Development of the Pan African Christian Leadership Assembly, PACLA
In March 1974, the historic South African Congress on Mission and Evangelism took place in Durban. This gathering, the first of its kind drew together 800 leaders from all races and from most denominations in the South African Church to confer together for 10 days. To this congress AE invited several East African leaders, most notably Dr John Gatu, a Presbyterian leader from Kenya, and also Rev John Mpaayei, General Secretary of the East African Bible Society.
These Brethren were so struck by what they saw in Durban and by its huge impact that they were ready for the suggestion from Michael of a Pan African Christian Leadership Assembly drawing Christian leaders from all the countries of Africa. The vision took hold and brought forth the Pan African Christian Leadership assembly in Nairobi in December 1976. Again there were 800 delegates drawn from 49 out of Africa’s 51 Countries, and from every conceivable denomination. PACLA established a network of relationships across Africa which survives mainly in the next generation even to this day.
By a miracle of God’s grace some 70 delegates from South Africa secured visas at the very last moment to travel to Kenya for PACLA. In the time for national meetings, the South African group had tremendous internal struggles, having carried with them from South Africa all the problems convulsing the country at the time. But at PACLA some marvelous reconciliations took place and the newly united group of South African leaders returned to South Africa ready to be inspired by Professor David Bosch and Michael Cassidy for a South African counterpart to PACLA.
This finally came forth in 1979 with David Bosch as the Chairman and Michael as the Programme Chairman. Some 5000 delegates met in Pretoria and the revolutionary chemistry of encounter brought forth a transforming network of relationships which contributed significantly to the final ending of apartheid. A key in this was the person of Professor Johan Heyns, a Dutch Reformed leader who became moderator of the NGK (DRC) He was deeply challenged by PACLA and in many ways racially transformed.
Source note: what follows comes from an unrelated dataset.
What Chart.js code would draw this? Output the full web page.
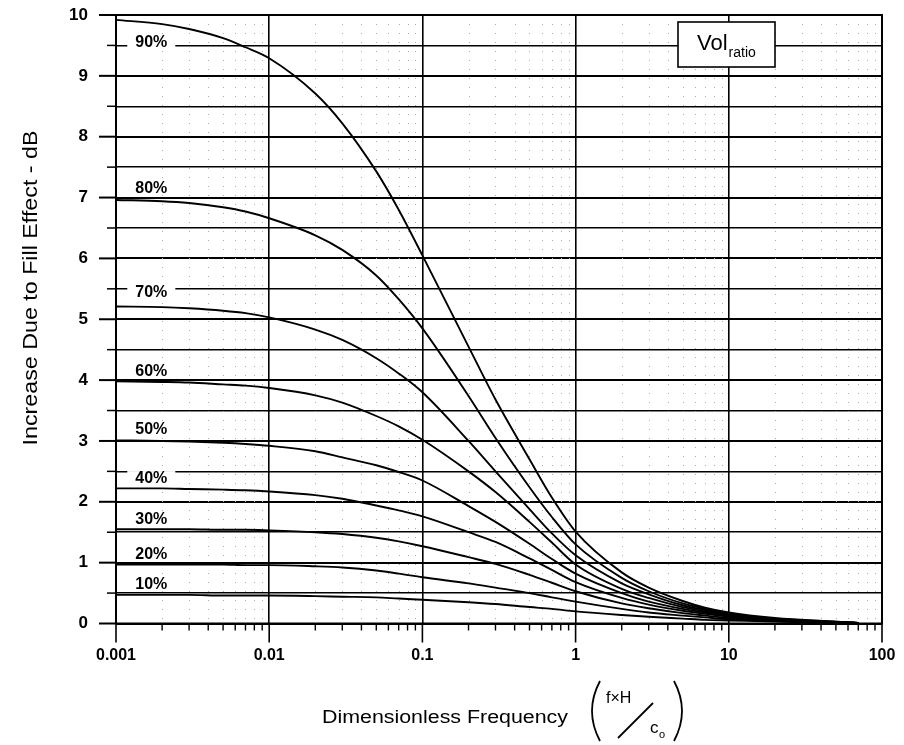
<!DOCTYPE html>
<html><head><meta charset="utf-8">
<script src="https://cdn.jsdelivr.net/npm/chart.js@4.4.0/dist/chart.umd.min.js"></script>
<style>html,body{margin:0;padding:0;background:#fff;}#wrap{width:904px;height:745px;}</style>
</head><body><div id="wrap"><canvas id="c" width="904" height="745"></canvas></div>
<script>
// Dimensionless frequency (f x H / c0) sample points
const freq = [0.001,0.002,0.003,0.005,0.007,0.01,0.02,0.03,0.05,0.07,0.1,0.2,0.3,0.5,0.7,1,2,3,5,7,10,20,50,70];
// Increase due to fill effect (dB) for each volume ratio
const fill90 = [9.92,9.85,9.77,9.62,9.47,9.29,8.71,8.22,7.43,6.80,6.05,4.55,3.68,2.70,2.07,1.51,0.84,0.59,0.37,0.26,0.18,0.09,0.03,0.01];
const fill80 = [6.96,6.94,6.91,6.84,6.77,6.66,6.38,6.14,5.72,5.33,4.85,3.74,3.05,2.24,1.75,1.30,0.75,0.53,0.33,0.24,0.16,0.08,0.03,0.01];
const fill70 = [5.21,5.20,5.18,5.14,5.10,5.03,4.83,4.66,4.36,4.11,3.80,3.00,2.50,1.88,1.48,1.12,0.66,0.48,0.30,0.22,0.15,0.07,0.02,0.01];
const fill60 = [3.98,3.97,3.96,3.93,3.91,3.87,3.75,3.63,3.41,3.24,3.02,2.50,2.16,1.67,1.33,0.97,0.57,0.42,0.27,0.20,0.14,0.07,0.02,0.01];
const fill50 = [3.01,3.00,2.99,2.97,2.95,2.92,2.83,2.73,2.60,2.49,2.35,1.93,1.67,1.31,1.06,0.82,0.50,0.36,0.24,0.18,0.12,0.06,0.02,0.01];
const fill40 = [2.22,2.22,2.21,2.20,2.19,2.17,2.11,2.05,1.94,1.86,1.76,1.50,1.34,1.07,0.88,0.68,0.42,0.31,0.21,0.16,0.11,0.05,0.02,0.01];
const fill30 = [1.55,1.55,1.55,1.54,1.54,1.53,1.50,1.47,1.41,1.35,1.27,1.09,0.98,0.80,0.67,0.53,0.33,0.25,0.17,0.13,0.09,0.05,0.02,0.01];
const fill20 = [0.97,0.97,0.97,0.97,0.96,0.96,0.94,0.92,0.87,0.82,0.76,0.66,0.59,0.50,0.43,0.36,0.24,0.18,0.13,0.10,0.07,0.04,0.01,0.01];
const fill10 = [0.47,0.47,0.47,0.46,0.46,0.46,0.45,0.44,0.43,0.41,0.39,0.35,0.32,0.27,0.24,0.20,0.14,0.11,0.08,0.06,0.05,0.03,0.01,0.00];
const seriesNames = ['90%','80%','70%','60%','50%','40%','30%','20%','10%'];
const seriesValues = [fill90,fill80,fill70,fill60,fill50,fill40,fill30,fill20,fill10];
const yTickValues = [0,1,2,3,4,5,6,7,8,9,10];
const xTickLabels = ['0.001','0.01','0.1','1','10','100'];
const xTitle = 'Dimensionless Frequency';
const yTitle = 'Increase Due to Fill Effect - dB';
const legendMain = 'Vol';
const legendSub = 'ratio';

// annotation placement (data coordinates of series label centres)
const labelX = 0.00170;
const labelY = [9.57,7.17,5.45,4.15,3.20,2.39,1.72,1.15,0.65];

const isDecade = v => Math.abs(Math.log10(v) - Math.round(Math.log10(v))) < 1e-6;
const FONT = '"Liberation Sans", Arial, Helvetica, sans-serif';

const datasets = seriesValues.map((vals,i)=>({
  label: seriesNames[i],
  data: freq.map((f,j)=>({x:f,y:vals[j]})),
  borderColor:'#000', borderWidth:1.9, pointRadius:0, fill:false,
  cubicInterpolationMode:'monotone'
}));

const deco = {
  id:'deco',
  beforeDatasetsDraw(chart){
    const {ctx, chartArea:a, scales:{x,y}} = chart;
    ctx.save();
    // minor dotted vertical grid
    ctx.strokeStyle='#aaaaaa'; ctx.lineWidth=1; ctx.setLineDash([1,8]);
    x.ticks.forEach(t=>{ if(!isDecade(t.value)){ const px=Math.round(x.getPixelForValue(t.value))+0.5;
      ctx.beginPath(); ctx.moveTo(px,a.top); ctx.lineTo(px,a.bottom); ctx.stroke(); }});
    ctx.setLineDash([]);
    ctx.strokeStyle='#000';
    // bottom ticks
    x.ticks.forEach(t=>{ const px=x.getPixelForValue(t.value); const dec=isDecade(t.value);
      ctx.lineWidth=dec?1.6:1.4; ctx.beginPath(); ctx.moveTo(px,a.bottom); ctx.lineTo(px,a.bottom+(dec?19:7)); ctx.stroke(); });
    // left ticks
    y.ticks.forEach(t=>{ const py=y.getPixelForValue(t.value); const intg=Math.abs(t.value-Math.round(t.value))<1e-6;
      ctx.lineWidth=intg?2:1.5; ctx.beginPath(); ctx.moveTo(a.left-(intg?17:9),py); ctx.lineTo(a.left,py); ctx.stroke(); });
    ctx.restore();
  },
  afterDatasetsDraw(chart){
    const {ctx, chartArea:a, scales:{x,y}} = chart;
    ctx.save();
    // frame
    ctx.strokeStyle='#000'; ctx.lineWidth=2;
    ctx.strokeRect(a.left,a.top,a.right-a.left,a.bottom-a.top);
    // series labels
    ctx.font='bold 16px '+FONT;
    ctx.textAlign='center'; ctx.textBaseline='middle';
    seriesNames.forEach((n,i)=>{
      const px=x.getPixelForValue(labelX), py=y.getPixelForValue(labelY[i]);
      const w=ctx.measureText(n).width;
      ctx.fillStyle='#fff'; ctx.fillRect(px-w/2-8,py-7,w+16,14);
      ctx.fillStyle='#000'; ctx.fillText(n,px,py+1);
    });
    // legend box
    ctx.fillStyle='#fff'; ctx.fillRect(678,22,97,45);
    ctx.lineWidth=1.6; ctx.strokeStyle='#000'; ctx.strokeRect(678,22,97,45);
    ctx.fillStyle='#000'; ctx.textAlign='left'; ctx.textBaseline='alphabetic';
    ctx.font='22px '+FONT;
    ctx.fillText(legendMain,697,50);
    const wv=ctx.measureText(legendMain).width;
    ctx.font='14px '+FONT;
    ctx.fillText(legendSub,697+wv+1,57);
    // x title
    ctx.font='18px '+FONT;
    let w=ctx.measureText(xTitle).width; let s=246/w;
    ctx.save(); ctx.translate(322,718); ctx.scale(s,1); ctx.textBaseline='middle'; ctx.fillText(xTitle,0,0); ctx.restore();
    // formula (f x H / c_o) in parentheses
    ctx.lineWidth=1.8;
    ctx.beginPath(); ctx.moveTo(600,681); ctx.quadraticCurveTo(584,711,600,741); ctx.stroke();
    ctx.beginPath(); ctx.moveTo(674,681); ctx.quadraticCurveTo(690,711,674,741); ctx.stroke();
    ctx.font='16px '+FONT; ctx.textBaseline='alphabetic';
    ctx.fillText('f\u00d7H',606,703);
    ctx.beginPath(); ctx.moveTo(618,738); ctx.lineTo(653,703); ctx.stroke();
    ctx.font='17px '+FONT;
    ctx.fillText('c',650,733);
    ctx.font='11px '+FONT;
    ctx.fillText('o',659,738);
    // y title
    ctx.font='19px "Liberation Sans Narrow", '+FONT;
    w=ctx.measureText(yTitle).width; s=315/w;
    ctx.save(); ctx.translate(31,288); ctx.rotate(-Math.PI/2); ctx.scale(s,1.1);
    ctx.textAlign='center'; ctx.textBaseline='middle'; ctx.fillText(yTitle,0,0); ctx.restore();
    ctx.restore();
  }
};

new Chart(document.getElementById('c'),{
  type:'line',
  data:{datasets},
  options:{
    responsive:false, animation:false, devicePixelRatio:1,
    layout:{padding:{left:0,top:15,right:22,bottom:0}},
    plugins:{legend:{display:false},tooltip:{enabled:false},title:{display:false}},
    scales:{
      x:{type:'logarithmic',min:0.001,max:100,
        afterBuildTicks(sc){ const t=[]; for(let e=-3;e<=1;e++){ for(let m=1;m<=9;m++){ t.push({value:+(m*Math.pow(10,e)).toPrecision(3)}); } } t.push({value:100}); sc.ticks=t; },
        afterFit(sc){ sc.height=121.5; sc.paddingLeft=0; sc.paddingRight=0; sc.paddingTop=0; sc.paddingBottom=0; },
        ticks:{autoSkip:false,maxRotation:0,minRotation:0,padding:22,color:'#000',
          font:{family:FONT,size:16,weight:'bold'},
          callback(v){ if(!isDecade(v)) return ''; const k=Math.round(Math.log10(v))+3; return xTickLabels[k]; }},
        grid:{drawTicks:false,color(c){ return c.tick && isDecade(c.tick.value)?'#000':'rgba(0,0,0,0)'; },lineWidth:1.6},
        border:{display:false}
      },
      y:{type:'linear',min:0,max:10,
        afterBuildTicks(sc){ const t=[]; for(let v=0; v<=20; v++) t.push({value:v/2}); sc.ticks=t; },
        afterFit(sc){ sc.width=116; sc.paddingLeft=0; sc.paddingRight=0; sc.paddingTop=0; sc.paddingBottom=0; },
        ticks:{padding:28,color:'#000',
          font:{family:FONT,size:17,weight:'bold'},
          callback(v){ return yTickValues.includes(v)? String(v):''; }},
        grid:{drawTicks:false,color:'#000',lineWidth(c){ return c.tick && Number.isInteger(c.tick.value)?2:1.5; }},
        border:{display:false}
      }
    }
  },
  plugins:[deco]
});
</script></body></html>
The PACLA experience led him to set up a commission in the NGK to establish whether apartheid could be biblically and theologically justified. The consequences were monumental.
At the General Synod of 1985 it was recognized and accepted that “Apartheid is a Sin and a Heresy.” Michael believes that this finally put the skids under the apartheid government more effectively than economic sanctions, cultural boycotts and sporting isolation. After PACLA Dr. Piet Koornhoff, then minister of Plural/ Bantu Affairs, who had in fact opposed PACLA, said “This is the Miracle South Africa needs.”